February 3: Angsar, bishop (815-865), became a monk to preach to pagans. He lived at the French Benedictine monastery of New Corbie and was sent to preach in Denmark and Sweden. He was made abbot and then became archbishop of Hamburg. He is known as the Apostle of the North because he restored Denmark to the faith and helped bolster the faith of other Scandinavians.
February 4: John de Brito, S.J., priest, religious, and martyr (1647-1693), was a Portuguese Jesuit missionary who served in India and was named “The Portuguese Francis Xavier” to the Indians. De Brito was martyred because he counseled a Maravan prince during his conversion to give up all but one of his wives. One of the wives was a niece to the neighboring king, who set up a round of persecutions against priests and catechists.
This Week in Jesuit History
· Jan 29, 1923. Woodstock scholastics kept a fire vigil for several months to prevent the Ku Klux Klan from setting the college on fire.
· Jan 30, 1633. At Avignon, Fr. John Pujol, a famous master of novices, died. He ordered one of them to water a dry stick, which miraculously sprouted.

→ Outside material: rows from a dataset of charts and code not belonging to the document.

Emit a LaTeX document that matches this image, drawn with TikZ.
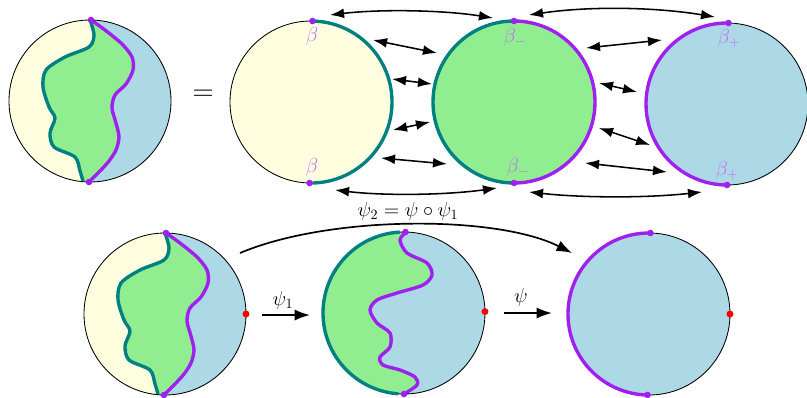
\documentclass[tikz,border=0pt]{standalone}
\usepackage{amsmath}
\usetikzlibrary{arrows.meta,calc}
\definecolor{dskyellow}{HTML}{FFFFE0}
\definecolor{dskgreen}{HTML}{90EE90}
\definecolor{dskblue}{HTML}{ADD8E6}
\definecolor{dskteal}{HTML}{008080}
\definecolor{dskpurple}{HTML}{A020F0}

\tikzset{
  rim/.style={draw=black, line width=0.6pt},
  tealline/.style={dskteal, line width=2.4pt},
  purpline/.style={dskpurple, line width=2.4pt},
  lbl/.style={text=dskpurple!65, font=\Large},
  dbl/.style={{Latex[length=10pt,width=7pt]}-{Latex[length=10pt,width=7pt]}, line width=1.1pt},
  mapto/.style={-{Latex[length=11pt,width=8pt]}, line width=1.4pt},
  % disk split by a teal and a purple curve
  mixdisk/.pic={
    \begin{scope}
      \clip (0,0) circle (81);
      \fill[dskblue] (0,0) circle (81);
      \fill[dskgreen] (1,-100) -- plot[smooth] coordinates {(1,-81) (15,-71) (32,-57) (42,-44) (43,-31) (36,-17) (25,-6) (22,7) (26,22) (29,36) (26,49) (19,60) (10,70) (-1,81)} -- (-1,100) -- (-100,100) -- (-100,-100) -- cycle;
      \fill[dskyellow] (0,-100) -- plot[smooth] coordinates {(0,-81) (4,-66) (-1,-54) (-25,-44) (-44,-31) (-47,-14) (-41,6) (-35,17) (-40,32) (-36,46) (-15,56) (-10,70) (-7,80)} -- (-7,100) -- (-100,100) -- (-100,-100) -- cycle;
    \end{scope}
    \draw[tealline] plot[smooth] coordinates {(0,-81) (4,-66) (-1,-54) (-25,-44) (-44,-31) (-47,-14) (-41,6) (-35,17) (-40,32) (-36,46) (-15,56) (-10,70) (-7,80)};
    \draw[purpline] plot[smooth] coordinates {(1,-81) (15,-71) (32,-57) (42,-44) (43,-31) (36,-17) (25,-6) (22,7) (26,22) (29,36) (26,49) (19,60) (10,70) (-1,81)};
    \draw[rim] (0,0) circle (81);
    \fill[dskpurple] (1,-81) circle (3.3) (-1,81) circle (3.3);
  }
}

\begin{document}
\begin{tikzpicture}[x=0.025cm, y=-0.025cm, >=Latex]
  \useasboundingbox (0,0) rectangle (807,397);

  % top row
  \coordinate (A) at (90,101);
  \coordinate (Y) at (311,102);
  \coordinate (G) at (514,102);
  \coordinate (B) at (727,104);
  \pic at (A) {mixdisk};
  \node[font=\huge] (eq) at (203,95) {$=$};

  \fill[dskyellow] (Y) circle (81);
  \draw[rim] (Y) circle (81);
  \draw[tealline] ([shift={(271:81)}]Y) arc[start angle=271, end angle=449, radius=81];
  \fill[dskpurple] ([shift={(271:81)}]Y) circle (3.3) ([shift={(91:81)}]Y) circle (3.3);

  \fill[dskgreen] (G) circle (81);
  \draw[tealline] ([shift={(270:81)}]G) arc[start angle=270, end angle=90, radius=81];
  \draw[purpline] ([shift={(270:81)}]G) arc[start angle=270, end angle=450, radius=81];
  \fill[dskpurple] ([shift={(270:81)}]G) circle (3.3) ([shift={(90:81)}]G) circle (3.3);

  \fill[dskblue] (B) circle (81);
  \draw[rim] (B) circle (81);
  \draw[purpline] ([shift={(271:81)}]B) arc[start angle=271, end angle=90, radius=81];
  \fill[dskpurple] ([shift={(271:81)}]B) circle (3.3) ([shift={(90:81)}]B) circle (3.3);

  \node[lbl] (yt) at (312,36) {$\beta$};
  \node[lbl] (yb) at (312,167) {$\beta$};
  \node[lbl] (gt) at (515,38) {$\beta_-$};
  \node[lbl] (gb) at (518,168) {$\beta_-$};
  \node[lbl] (bt) at (729,39) {$\beta_+$};
  \node[lbl] (bb) at (727,171) {$\beta_+$};

  % gluing arrows
  \foreach \n/\ax/\ay/\bx/\by in {yg1/373/40/437/53, yg2/392/79/432/84, yg3/393/130/430/122, yg4/381/158/447/164,
      gb1/586/48/662/40, gb2/599/83/637/92, gb3/599/128/650/145, gb4/585/163/667/172}{
    \coordinate (\n-a) at (\ax,\ay);
    \coordinate (\n-b) at (\bx,\by);
    \draw[dbl] (\n-a) -- (\n-b);
  }
  \coordinate (ygt-a) at (330,15);
  \coordinate (ygt-b) at (493,18);
  \coordinate (ygb-a) at (335,190);
  \coordinate (ygb-b) at (497,188);
  \coordinate (gbt-a) at (529,15);
  \coordinate (gbt-b) at (715,17);
  \coordinate (gbb-a) at (529,192);
  \coordinate (gbb-b) at (702,192);
  \draw[dbl] (ygt-a) .. controls +(50,-6) and +(-50,-8) .. (ygt-b);
  \draw[dbl] (ygb-a) .. controls +(50,6) and +(-50,7) .. (ygb-b);
  \draw[dbl] (gbt-a) .. controls +(60,-9) and +(-60,-10) .. (gbt-b);
  \draw[dbl] (gbb-a) .. controls +(55,6) and +(-55,6) .. (gbb-b);

  % bottom row
  \coordinate (P1) at (165,314);
  \coordinate (P2) at (404,313);
  \coordinate (P3) at (649,314);
  \pic at (P1) {mixdisk};
  \fill[red] ([shift={(0:81)}]P1) circle (3.5);

  \begin{scope}
    \clip (P2) circle (81);
    \fill[dskblue] (P2) circle (81);
    \fill[dskgreen, shift={(P2)}] (2,-100) -- plot[smooth] coordinates {(2,-81) (-4,-73) (3,-60) (23,-50) (28,-38) (19,-28) (-7,-20) (-27,-13) (-34,-3) (-27,10) (-14,20) (-14,34) (-24,44) (-21,52) (-4,57) (11,64) (13,72) (0,81)} -- (0,100) -- (-100,100) -- (-100,-100) -- cycle;
  \end{scope}
  \draw[purpline, shift={(P2)}] plot[smooth] coordinates {(2,-81) (-4,-73) (3,-60) (23,-50) (28,-38) (19,-28) (-7,-20) (-27,-13) (-34,-3) (-27,10) (-14,20) (-14,34) (-24,44) (-21,52) (-4,57) (11,64) (13,72) (0,81)};
  \draw[rim] (P2) circle (81);
  \draw[tealline] ([shift={(267:81)}]P2) arc[start angle=267, end angle=94, radius=81];
  \fill[dskpurple] ([shift={(271:81)}]P2) circle (3.3) ([shift={(90:81)}]P2) circle (3.3);
  \fill[red] ([shift={(359:81)}]P2) circle (3.5);

  \fill[dskblue] (P3) circle (81);
  \draw[rim] (P3) circle (81);
  \draw[purpline] ([shift={(271:81)}]P3) arc[start angle=271, end angle=91, radius=81];
  \fill[dskpurple] ([shift={(271:81)}]P3) circle (3.3) ([shift={(91:81)}]P3) circle (3.3);
  \fill[red] ([shift={(0:81)}]P3) circle (3.5);

  % maps
  \coordinate (m1-a) at (262,315);
  \coordinate (m1-b) at (310,315);
  \coordinate (m2-a) at (504,313);
  \coordinate (m2-b) at (552,313);
  \coordinate (m3-a) at (240,253);
  \coordinate (m3-b) at (572,253);
  \draw[mapto] (m1-a) -- (m1-b);
  \draw[mapto] (m2-a) -- (m2-b);
  \draw[-{Latex[length=11pt,width=8pt]}, line width=1.2pt] (m3-a) .. controls +(90,-38) and +(-75,-38) .. (m3-b);
  \node[font=\Large] (psi1) at (283,300) {$\psi_1$};
  \node[font=\Large] (psi) at (521,297) {$\psi$};
  \node[font=\Large] (psi2) at (408,211) {$\psi_2 = \psi\circ\psi_1$};
\end{tikzpicture}
\end{document}
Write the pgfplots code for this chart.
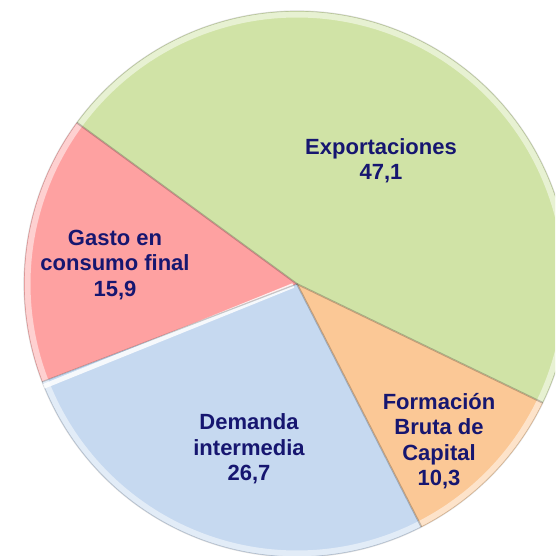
\documentclass[border=0pt]{standalone}
\usepackage{pgfplots}
\pgfplotsset{compat=1.18}
\usepackage{pgfplotstable}
\usepackage{fontspec}
\setmainfont{Liberation Sans}
\definecolor{cExp}{RGB}{208,227,166}
\definecolor{cGas}{RGB}{254,161,161}
\definecolor{cDem}{RGB}{198,217,240}
\definecolor{cFor}{RGB}{251,200,150}
\definecolor{txt}{RGB}{22,22,112}
\tikzset{lbl/.style={align=center, text=txt, font=\bfseries\fontsize{11}{12.7}\selectfont}}

\pgfplotstableread{
name value
Exportaciones 47.1
Gasto 15.9
Demanda 26.7
Formacion 10.3
}\piedata

\pgfplotstablegetelem{0}{value}\of\piedata \let\vA\pgfplotsretval
\pgfplotstablegetelem{1}{value}\of\piedata \let\vB\pgfplotsretval
\pgfplotstablegetelem{2}{value}\of\piedata \let\vC\pgfplotsretval
\pgfplotstablegetelem{3}{value}\of\piedata \let\vD\pgfplotsretval

\pgfmathsetmacro{\aA}{-25.8}
\pgfmathsetmacro{\aB}{\aA+3.6*\vA}
\pgfmathsetmacro{\aC}{\aB+3.6*\vB}
\pgfmathsetmacro{\aD}{\aC+3.6*\vC}
\pgfmathsetmacro{\aE}{\aD+3.6*\vD}
\def\R{273}

\begin{document}
\begin{tikzpicture}
\begin{axis}[
  width=277.5pt, height=278pt, scale only axis,
  xmin=-297, xmax=258, ymin=-272, ymax=284,
  hide axis, clip=true,
]
% slices
\addplot[fill=cExp, draw=none, domain=\aA:\aB, samples=150, variable=\t] ({\R*cos(t)},{\R*sin(t)}) -- (0,0) -- cycle;
\addplot[fill=cGas, draw=none, domain=\aB:\aC, samples=60, variable=\t] ({\R*cos(t)},{\R*sin(t)}) -- (0,0) -- cycle;
\addplot[fill=cDem, draw=none, domain=\aC:\aD, samples=100, variable=\t] ({\R*cos(t)},{\R*sin(t)}) -- (0,0) -- cycle;
\addplot[fill=cFor, draw=none, domain=\aD:\aE, samples=50, variable=\t] ({\R*cos(t)},{\R*sin(t)}) -- (0,0) -- cycle;
% rim highlight (bevel)
\addplot[draw=white, opacity=0.5, line width=3pt, domain=\aA:\aE, samples=300, variable=\t] ({(\R-3.5)*cos(t)},{(\R-3.5)*sin(t)});
\addplot[draw=black, opacity=0.14, line width=0.6pt, domain=\aA:\aE, samples=300, variable=\t] ({\R*cos(t)},{\R*sin(t)});
% radial edges
\addplot[draw=black, opacity=0.22, line width=0.9pt, domain=0:\R, samples=2] ({x*cos(\aA)},{x*sin(\aA)});
\addplot[draw=black, opacity=0.22, line width=0.9pt, domain=0:\R, samples=2] ({x*cos(\aB)},{x*sin(\aB)});
\addplot[draw=white, opacity=0.85, line width=2.4pt, domain=4:\R, samples=2] ({x*cos(\aC+1.0)},{x*sin(\aC+1.0)});
\addplot[draw=black, opacity=0.2, line width=0.6pt, domain=0:\R, samples=2] ({x*cos(\aC)},{x*sin(\aC)});
\addplot[draw=black, opacity=0.22, line width=0.9pt, domain=0:\R, samples=2] ({x*cos(\aD)},{x*sin(\aD)});
% labels
\node[lbl] at (axis cs:84,123) {Exportaciones\\47,1};
\node[lbl] at (axis cs:-182,19) {Gasto en\\consumo final\\15,9};
\node[lbl] at (axis cs:-48,-165) {Demanda\\intermedia\\26,7};
\node[lbl] at (axis cs:142,-157) {Formación\\Bruta de\\Capital\\10,3};
\end{axis}
\pgfresetboundingbox
\useasboundingbox (current axis.south west) rectangle (current axis.north east);
\end{tikzpicture}
\end{document}
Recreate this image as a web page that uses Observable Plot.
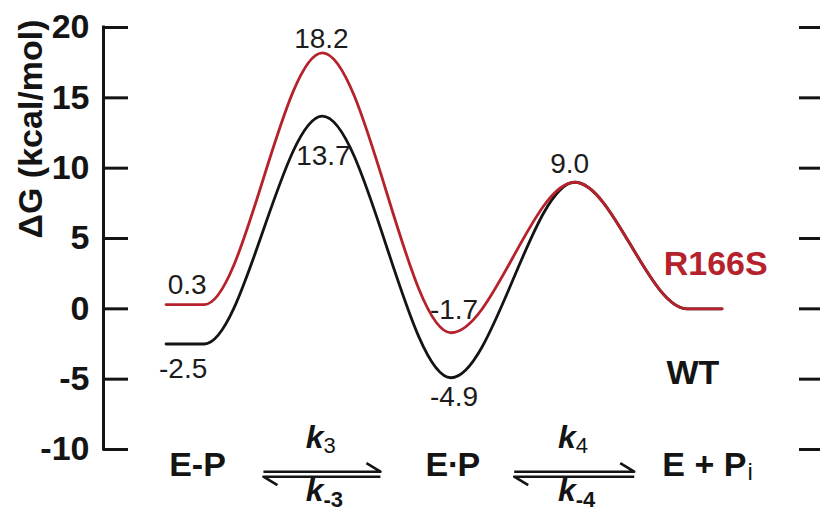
<!DOCTYPE html>
<html><head><meta charset="utf-8">
<script src="https://cdn.jsdelivr.net/npm/d3@7"></script>
<script src="https://cdn.jsdelivr.net/npm/@observablehq/plot@0.6"></script>
<style>
body{margin:0;background:#fff;}
#chart svg{display:block;}
</style>
</head><body><div id="chart"></div>
<script>
// ---- data ----
const reactionCoord = [9, 14.5, 31.5, 50, 67.8, 84, 89];   // profile nodes along the reaction coordinate
const wtDeltaG      = [-2.5, -2.5, 13.7, -4.9, 9.0, 0, 0];
const r166sDeltaG   = [0.3, 0.3, 18.2, -1.7, 9.0, 0, 0];
const seriesNames   = ["WT", "R166S"];
const yTicks        = [-10, -5, 0, 5, 10, 15, 20];
const yLabel        = "ΔG (kcal/mol)";
const stateNames    = ["E-P", "E\u2219P", "E + P"];
const stateSubs     = ["", "", "i"];
const rateTopSubs   = ["3", "4"];
const rateBotSubs   = ["-3", "-4"];

// ---- tables built from the arrays ----
const wt = reactionCoord.map((x, i) => ({x, dG: wtDeltaG[i]}));
const r166s = reactionCoord.map((x, i) => ({x, dG: r166sDeltaG[i]}));
const RED = "#b5222b", INK = "#141414";
const seriesColor = {WT: INK, R166S: RED};
const FONT = "'Liberation Sans', Arial, Helvetica, sans-serif";

// value labels (placement offsets only)
const labelSpec = [
  {s: "R166S", node: 0, plateau: true, dx: 2, dy: -20},
  {s: "R166S", node: 2, dx: -1, dy: -14},
  {s: "R166S", node: 3, dx: 3, dy: -23},
  {s: "R166S", node: 4, dx: -5, dy: -18},
  {s: "WT", node: 0, plateau: true, dx: -2, dy: 25},
  {s: "WT", node: 2, dx: 1, dy: 40},
  {s: "WT", node: 3, dx: 3, dy: 19}
];
const valueMarks = labelSpec.map(l => {
  const vals = l.s === "WT" ? wtDeltaG : r166sDeltaG;
  const x = l.plateau ? (reactionCoord[l.node] + reactionCoord[l.node + 1]) / 2 : reactionCoord[l.node];
  return Plot.text([{x, v: vals[l.node]}], {
    x: "x", y: "v", text: d => d.v.toFixed(1), dx: l.dx, dy: l.dy,
    fontSize: 28, fill: "#1c1c1c", lineAnchor: "middle"
  });
});

// equilibrium harpoons, positioned through the x scale at the barriers
function harpoons(index, scales, values, dimensions) {
  const base = dimensions.height - dimensions.marginBottom;
  const g = d3.create("svg:g").attr("fill", "none").attr("stroke", INK)
    .attr("stroke-width", 2.6).attr("stroke-linejoin", "round");
  [[2, 58.5], [4, 60]].forEach(([node, hw]) => {
    const cx = scales.x(reactionCoord[node]);
    const yt = base + 22.7, yb = base + 27.7;
    g.append("path").attr("d", `M${cx - hw},${yt}H${cx + hw}L${cx + hw - 14},${yt - 8.5}`);
    g.append("path").attr("d", `M${cx + hw},${yb}H${cx - hw}L${cx - hw + 14},${yb + 8.5}`);
  });
  return g.node();
}

const stateX = [17.6, 54.2, 92.5];
const barrierX = [reactionCoord[2], reactionCoord[4]];

const chart = Plot.plot({
  width: 820, height: 516,
  marginLeft: 103, marginRight: 22, marginTop: 27, marginBottom: 67,
  style: {fontFamily: FONT, color: INK, background: "#fff", overflow: "visible"},
  x: {domain: [0, 100], axis: null},
  y: {domain: [-10, 20], axis: null},
  marks: [
    // left axis: line, inward ticks, labels
    Plot.ruleX([0], {x: d => d, y1: -10, y2: 20, strokeWidth: 3, stroke: INK, strokeLinecap: "square"}),
    Plot.ruleY(yTicks, {y: d => d, insetRight: 695 - 25, strokeWidth: 3, stroke: INK}),
    Plot.axisY(yTicks, {anchor: "left", tickSize: 0, tickPadding: 14, fontSize: 34, fontWeight: "bold",
      tickFormat: d => String(d), label: null, fill: INK}),
    // right ticks
    Plot.axisY(yTicks, {anchor: "right", tickSize: 22, strokeWidth: 3, stroke: INK, tickFormat: () => "", label: null}),
    // y label
    Plot.text([yLabel], {text: d => d, frameAnchor: "left", dx: -72, rotate: -90,
      fontSize: 34, fontWeight: "bold", fill: INK}),
    // energy profiles
    Plot.line(wt, {x: "x", y: "dG", stroke: seriesColor.WT, strokeWidth: 2.8, curve: "monotone-x"}),
    Plot.line(r166s, {x: "x", y: "dG", stroke: seriesColor.R166S, strokeWidth: 2.8, curve: "monotone-x"}),
    ...valueMarks,
    // series labels
    Plot.text(["R166S"], {text: d => d, x: 80.6, y: 3.2, textAnchor: "start", fontSize: 34, fontWeight: "bold", fill: seriesColor.R166S}),
    Plot.text(["WT"], {text: d => d, x: 81.0, y: -4.6, textAnchor: "start", fontSize: 34, fontWeight: "bold", fill: seriesColor.WT}),
    // reaction scheme
    Plot.text(stateNames, {text: d => d, x: (d, i) => stateX[i], frameAnchor: "bottom", dy: 26,
      textAnchor: "end", fontSize: 34, fontWeight: "bold", fill: INK}),
    Plot.text(stateSubs, {text: d => d, x: (d, i) => stateX[i], frameAnchor: "bottom", dy: 30,
      textAnchor: "start", dx: 1, fontSize: 24, fill: INK}),
    Plot.text(barrierX, {text: () => "k", x: d => d, frameAnchor: "bottom", dy: -2,
      textAnchor: "end", dx: 1, fontSize: 32, fontWeight: "bold", fontStyle: "italic", fill: INK}),
    Plot.text(rateTopSubs, {text: d => d, x: (d, i) => barrierX[i], frameAnchor: "bottom", dy: 3,
      textAnchor: "start", dx: 1, fontSize: 22, fill: INK}),
    Plot.text(barrierX, {text: () => "k", x: d => d, frameAnchor: "bottom", dy: 51,
      textAnchor: "end", dx: 1, fontSize: 32, fontWeight: "bold", fontStyle: "italic", fill: INK}),
    Plot.text(rateBotSubs, {text: d => d, x: (d, i) => barrierX[i], frameAnchor: "bottom", dy: 57,
      textAnchor: "start", dx: 1, fontSize: 22, fontWeight: "bold", fill: INK}),
    harpoons
  ]
});
document.getElementById("chart").appendChild(chart);
</script>
</body></html>
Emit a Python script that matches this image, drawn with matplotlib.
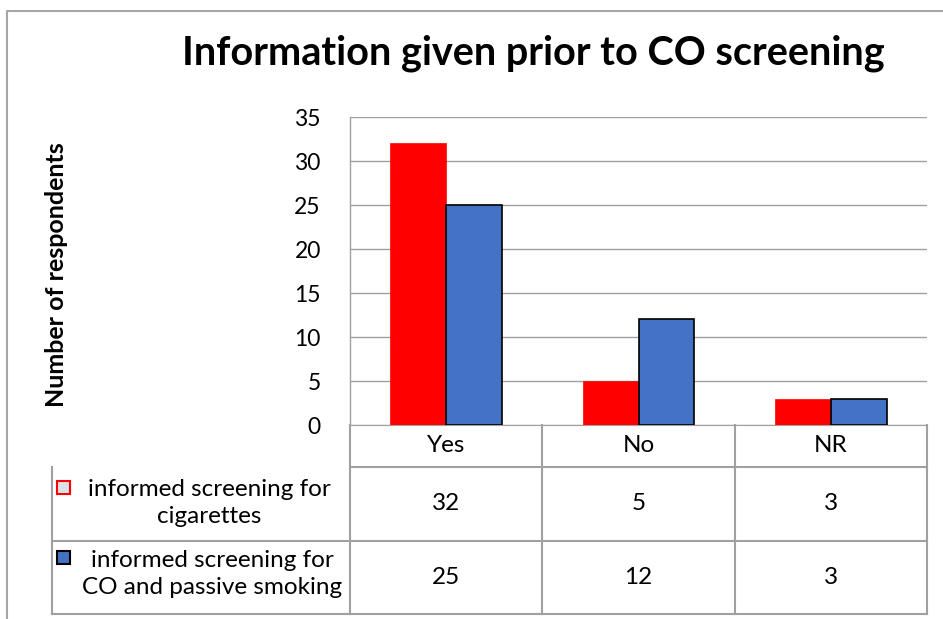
import numpy as np
import matplotlib
matplotlib.use("Agg")
import matplotlib.pyplot as plt
from matplotlib.patches import Rectangle

plt.rcParams['font.family'] = ['Lato', 'DejaVu Sans']

categories = ['Yes', 'No', 'NR']
series_names = ['informed screening for\ncigarettes',
                'informed screening for\nCO and passive smoking']
cigarettes = [32, 5, 3]
co_passive = [25, 12, 3]
yticks = [0, 5, 10, 15, 20, 25, 30, 35]

W, H = 943, 619
grid_col = '#a0a0a0'

def fx(px):
    return px / W

def fy(py):
    return 1 - py / H

fig = plt.figure(figsize=(W / 100, H / 100), dpi=100)

# outer chart frame
fig.add_artist(plt.Line2D([fx(7), fx(7), fx(943)], [fy(619), fy(11), fy(11)],
                          color='#a6a6a6', lw=1.5))

# main plot area
x_left, x_right, y_top, y_bot = 350, 927, 117, 425
ax = fig.add_axes([fx(x_left), fy(y_bot), fx(x_right - x_left), (y_bot - y_top) / H])
x = np.arange(len(categories))
bw = 0.29
ax.bar(x - bw / 2, cigarettes, bw, color='#ff0000', edgecolor='#ff0000', lw=0.5, zorder=3)
ax.bar(x + bw / 2, co_passive, bw, color='#4472c4', edgecolor='black', lw=1.2, zorder=3)
ax.set_xlim(-0.5, len(categories) - 0.5)
ax.set_ylim(0, 35)
ax.set_yticks(yticks)
ax.set_yticklabels([str(t) for t in yticks], fontsize=16.5)
ax.tick_params(axis='y', length=0, pad=21)
ax.set_xticks([])
ax.grid(axis='y', color=grid_col, lw=1, zorder=0)
for s in ['top', 'right']:
    ax.spines[s].set_visible(False)
ax.spines['left'].set_color(grid_col)
ax.spines['bottom'].set_color(grid_col)
ax.spines['left'].set_linewidth(1)

fig.text(fx(533), fy(53), 'Information given prior to CO screening',
         ha='center', va='center', fontsize=28.5, fontweight='bold')
fig.text(fx(57), fy(275), 'Number of respondents', rotation=90,
         ha='center', va='center', fontsize=18, fontweight='bold')

# data table
t_left, t_bot = 52, 614
tax = fig.add_axes([fx(t_left), fy(t_bot), fx(x_right - t_left), (t_bot - y_bot) / H])
unit = (x_right - x_left) / len(categories)
left_edge = -0.5 - (x_left - t_left) / unit
tax.set_xlim(left_edge, len(categories) - 0.5)
row_lines = [425, 467, 541, 614]
tax.set_ylim(614, 425)
tax.axis('off')
lc = dict(color=grid_col, lw=1.5, clip_on=False)
# header row (only category columns)
tax.plot([-0.5, len(categories) - 0.5], [467, 467], **lc)
for r in row_lines[2:]:
    tax.plot([left_edge, len(categories) - 0.5], [r, r], **lc)
tax.plot([left_edge, left_edge], [467, 614], **lc)
for i in range(len(categories) + 1):
    tax.plot([i - 0.5, i - 0.5], [425, 614], **lc)
for i, c in enumerate(categories):
    tax.text(i, (425 + 467) / 2, c, ha='center', va='center', fontsize=17.5)
values = [cigarettes, co_passive]
for r, vals in enumerate(values):
    yc = (row_lines[r + 1] + row_lines[r + 2]) / 2
    for i, v in enumerate(vals):
        tax.text(i, yc, str(v), ha='center', va='center', fontsize=17.5)

# legend keys + series names
keys = [dict(fc='#dde3ea', ec='#ff0000'), dict(fc='#4472c4', ec='black')]
label_pos = [(209, 503), (212, 574)]
key_pos = [(57, 487), (57, 557)]
for name, k, (tx, ty), (kx, ky) in zip(series_names, keys, label_pos, key_pos):
    fig.text(fx(tx), fy(ty), name, ha='center', va='center', fontsize=17.5,
             linespacing=1.4)
    fig.add_artist(Rectangle((fx(kx), fy(ky + 6.5)), fx(13), 13 / H, lw=1.5,
                             transform=fig.transFigure, **k))

fig.savefig('out.png', dpi=100)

· Jan 31, 1774. Fr. General Laurence Ricci, a prisoner in Castel S Angelo, claimed his liberty, since his innocence had been fully vindicated. He received from the Papal Congregation the reply that they would think about it. Pope Clement XIV was said at this time to be mentally afflicted.
· Feb 1, 1549. The first Jesuit missionaries to go to Brazil set sail from Lisbon, Portugal, under Fr. Emmanuel de Nobrega.
· Feb 2, 1528. Ignatius arrived in Paris to begin his program of studies at the University of Paris.
· Feb 3, 1571. In Florida, the martyrdom of Fr. Louis Quiros and two novices, shot with arrows by an apostate Indian.
· Feb 4, 1617. An imperial edict banished all missionaries from China.